Thought experiments on simplicity in logical probability
A common feature of many proposed logical priors is a preference for simple sentences over complex ones. This is sort of like an extension of Occam’s razor into math. Simple things are more likely to be true. So, as it is said, “why not?”
Well, the analogy has some wrinkles—unlike hypothetical rules for the world, logical sentences do not form a mutually exclusive set. Instead, for every sentence A there is a sentence not-A with pretty much the same complexity, and probability 1-P(A). So you can’t make the probability smaller for all complex sentences, because their negations are also complex sentences! If you don’t have any information that discriminates between them, A and not-A will both get probability 1⁄2 no matter how complex they get.

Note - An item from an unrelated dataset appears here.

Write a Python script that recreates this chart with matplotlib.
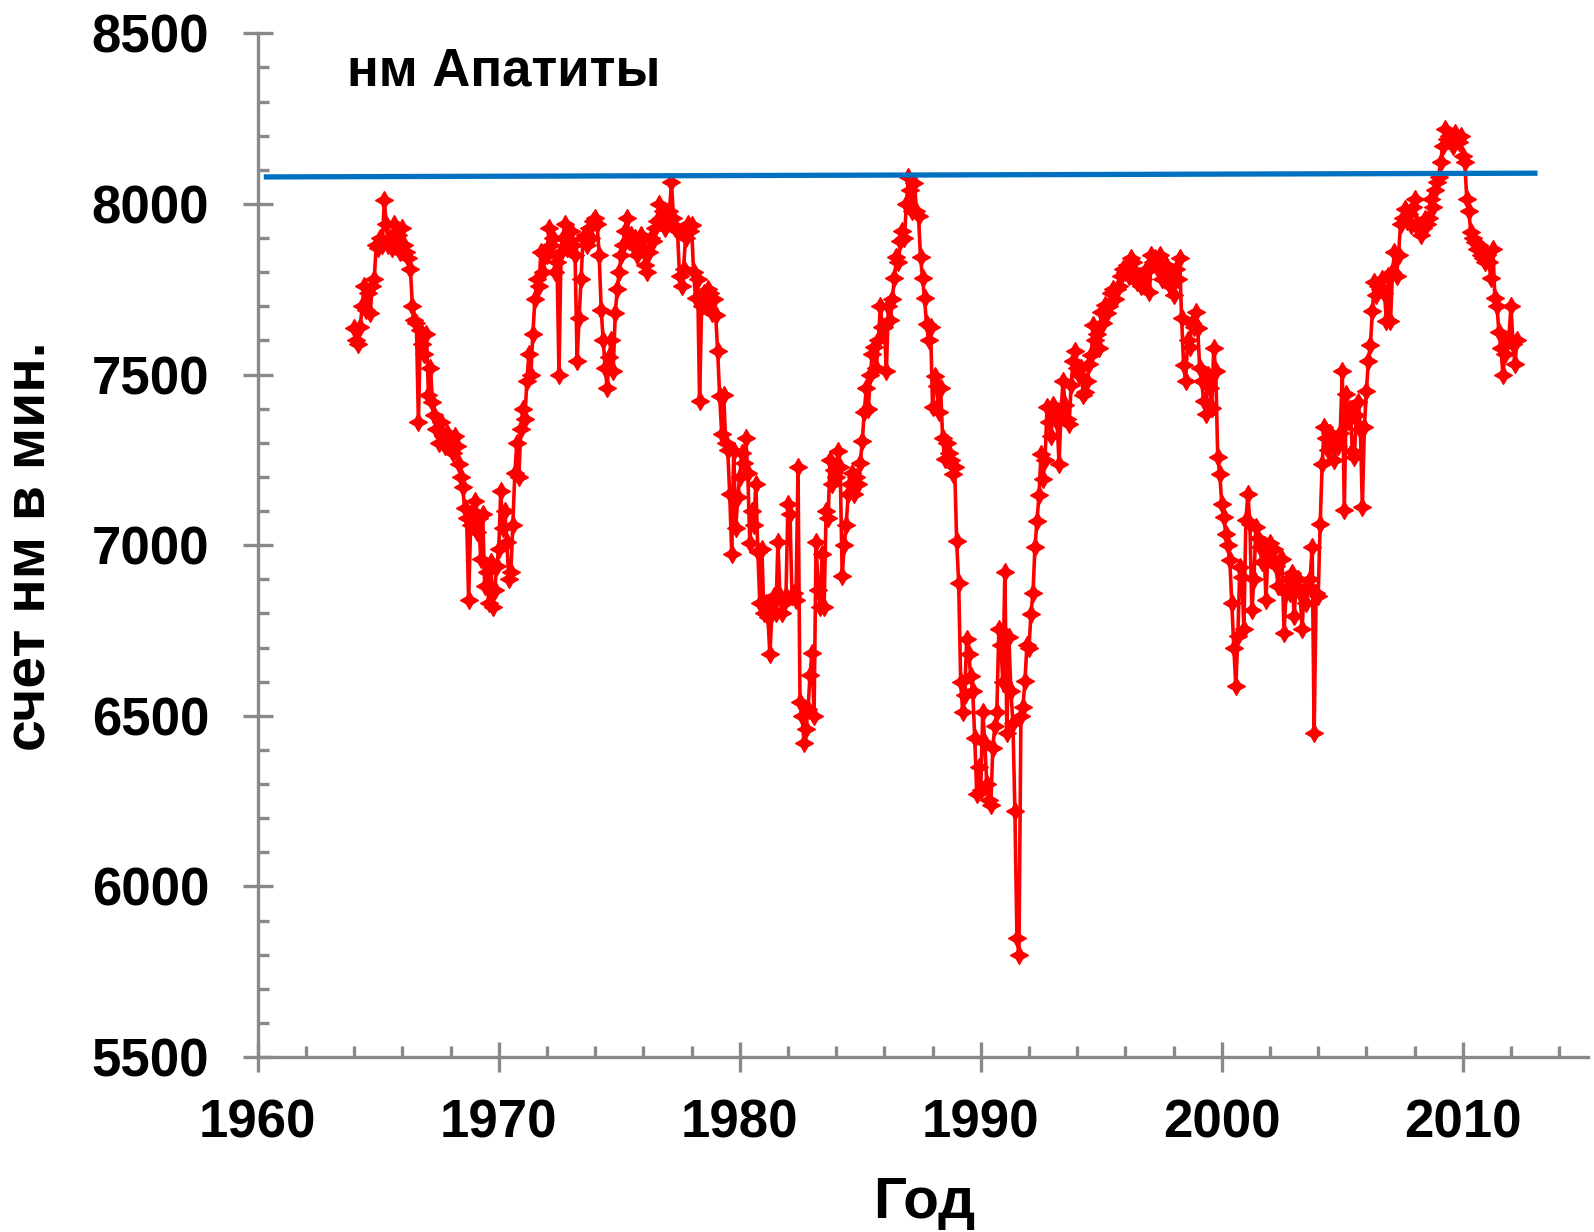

But if our agent knows something that breaks the symmetry between A and not-A, like that A belongs to a mutually exclusive and exhaustive set of sentences with differing complexities, then it can assign higher probabilities to simpler sentences in this set without breaking the rules of probability. Except, perhaps, the rule about not making up information.
The question: is the simpler answer really more likely to be true than the more complicated answer, or is this just a delusion? If so, is it for some ontologically basic reason, or for a contingent and explainable reason?

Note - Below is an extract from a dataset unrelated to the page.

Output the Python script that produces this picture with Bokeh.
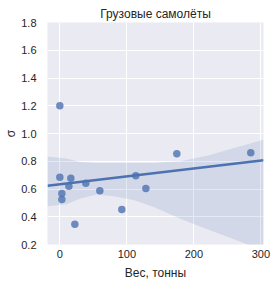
from bokeh.plotting import figure
from bokeh.models import ColumnDataSource, Range1d, FixedTicker
from bokeh.embed import file_html
from bokeh.resources import INLINE

# --- data ---
weight_t = [0, 0, 3, 3, 13.5, 16.4, 22.4, 38.8, 59.7, 92.5, 113.4, 128.4, 174.6, 285]
sigma = [1.20, 0.684, 0.567, 0.524, 0.620, 0.677, 0.346, 0.641, 0.588, 0.452, 0.696, 0.603, 0.854, 0.861]

fit_x = [-18.4, 304]
fit_y = [0.624, 0.808]

band_x = [-18.4, 10, 30, 55, 80, 110, 140, 180, 220, 260, 304]
band_upper = [0.835, 0.82, 0.795, 0.788, 0.787, 0.787, 0.788, 0.80, 0.84, 0.895, 0.955]
band_lower = [0.475, 0.49, 0.53, 0.56, 0.548, 0.52, 0.47, 0.385, 0.31, 0.237, 0.156]

x_ticks = [0, 100, 200, 300]
y_ticks = [0.2, 0.4, 0.6, 0.8, 1.0, 1.2, 1.4, 1.6, 1.8]

title_text = "Грузовые самолёты"
x_label = "Вес, тонны"
y_label = "σ"

BLUE = "#4C72B0"
TXT = "#262626"
FONT = "Liberation Sans"

p = figure(width=276, height=284, output_backend="svg", toolbar_location=None,
           x_range=Range1d(-18.4, 304), y_range=Range1d(0.2, 1.8),
           min_border_left=47, min_border_right=13, min_border_top=22, min_border_bottom=40,
           title=title_text)
p.background_fill_color = "#EAEAF2"
p.border_fill_color = "white"
p.outline_line_color = None

p.title.align = "center"
p.title.text_font = FONT
p.title.text_font_size = "12px"
p.title.text_font_style = "normal"
p.title.text_color = TXT
p.title.offset = 0
p.title.standoff = 4

for ax in (p.xaxis[0], p.yaxis[0]):
    ax.axis_line_color = None
    ax.major_tick_line_color = None
    ax.minor_tick_line_color = None
    ax.major_tick_out = 0
    ax.major_tick_in = 0
    ax.major_label_text_font = FONT
    ax.major_label_text_font_size = "11px"
    ax.major_label_text_color = TXT
    ax.axis_label_text_font = FONT
    ax.axis_label_text_font_size = "12px"
    ax.axis_label_text_font_style = "normal"
    ax.axis_label_text_color = TXT

p.xaxis.ticker = FixedTicker(ticks=x_ticks)
p.yaxis.ticker = FixedTicker(ticks=y_ticks)
p.yaxis.major_label_overrides = {t: f"{t:.1f}" for t in y_ticks}
p.xaxis.axis_label = x_label
p.yaxis.axis_label = y_label
p.xaxis.major_label_standoff = 5
p.yaxis.major_label_standoff = 11
p.xaxis.axis_label_standoff = 5
p.yaxis.axis_label_standoff = 0

p.xgrid.ticker = FixedTicker(ticks=x_ticks)
p.ygrid.ticker = FixedTicker(ticks=y_ticks)
p.grid.grid_line_color = "white"
p.grid.grid_line_width = 1

band_src = ColumnDataSource(dict(x=band_x, lo=band_lower, hi=band_upper))
p.varea(x="x", y1="lo", y2="hi", source=band_src, fill_color=BLUE, fill_alpha=0.15)

p.scatter(weight_t, sigma, size=7.5, fill_color=BLUE, fill_alpha=0.8, line_color=None)
p.line(fit_x, fit_y, line_color=BLUE, line_width=2.5)

open("out.html", "w").write(file_html(p, INLINE))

There are two complications to draw your attention to. The first is in what we mean by complexity. Although it would be nice to use the Kolmogorov complexity of any sentence, which is the length of the shortest program that prints the sentence, such a thing is uncomputable by the kind of agent we want to build in the real world. The only thing our real-world agent is assured of seeing is the length of the sentence as-is. We can also find something in between Kolmogorov complexity and length by doing a brief search for short programs that print the sentence—this meaning is what is usually meant in this article, and I’ll call it “apparent complexity.”
The second complication is in what exactly a simplicity prior is supposed to look like. In the case of Solomonoff induction the shape is exponential—more complicated hypotheses are exponentially less likely. But why not a power law? Why not even a Poisson distribution? Does the difficulty of answering this question mean that thinking that simpler sentences are more likely is a delusion after all?
1: Suppose our agent knew from a trusted source that some extremely complicated sum could only be equal to A, or to B, or to C, which are three expressions of differing complexity. What are the probabilities?
Commentary: This is the most sparse form of the question. Not very helpful regarding the “why,” but handy to stake out the “what.” Do the probabilities follow a nice exponential curve? A power law? Or, since there are just the three known options, do they get equal consideration?
This is all based off intuition, of course. What does intuition say when various knobs of this situation are tweaked—if the sum is of unknown complexity, or of complexity about that of C? If there are a hundred options, or countably many? Intuitively speaking, does it seem like favoring simpler sentences is an ontologically basic part of your logical prior?
2: Consider subsequences of the digits of pi. If I give you a pair (n,m), you can tell me the m digits following the nth digit of pi. So if I start a sentence like “the subsequence of digits of pi (10100, 102) = ”, do you expect to see simpler strings of digits on the right side? Is this a testable prediction about the properties of pi?
Commentary: We know that there is always a short-ish program to produce the sequences, which is just to compute the relevant digits of pi. This sets a hard upper bound on the possible Kolmogorov complexity of sequences of pi (that grows logarithmically as you increase m and n), and past a certain m this will genuinely start restricting complicated sequences, and thus favoring “all zeros”—or does it?
After all, this is weak tea compared to an exponential simplicity prior, for which the all-zero sequence would be hojillions of times more likely than a messy one. On the other hand, an exponential curve allows sequences with higher Kolmogorov complexity than the computation of the digits of pi.
Does the low-level view outlined in the first paragraph above demonstrate that the exponential prior is bunk? Or can you derive one from the other with appropriate simplifications (keeping in mind Komogorov complexity vs. apparent complexity)? Does pi really contain more long simple strings than expected, and if not what’s going on with our prior?
3: Suppose I am writing an expression that I want to equal some number you know—that is, the sentence “my expression = your number” should be true. If I tell you the complexity of my expression, what can you infer about the likelihood of the above sentence?
Commentary: If we had access to Kolmogorov complexity of your number, then we could completely rule out answers that were too K-simple to work. With only an approximation, it seems like we can still say that simple answers are less likely up to a point. Then as my expression gets more and more complicated, there are more and more available wrong answers (and, outside of the system a bit, it becomes less and less likely that I know what I’m doing), and so probability goes down.
In the limit that my expression is much more complex than your number, does an elegant exponential distribution emerge from underlying considerations?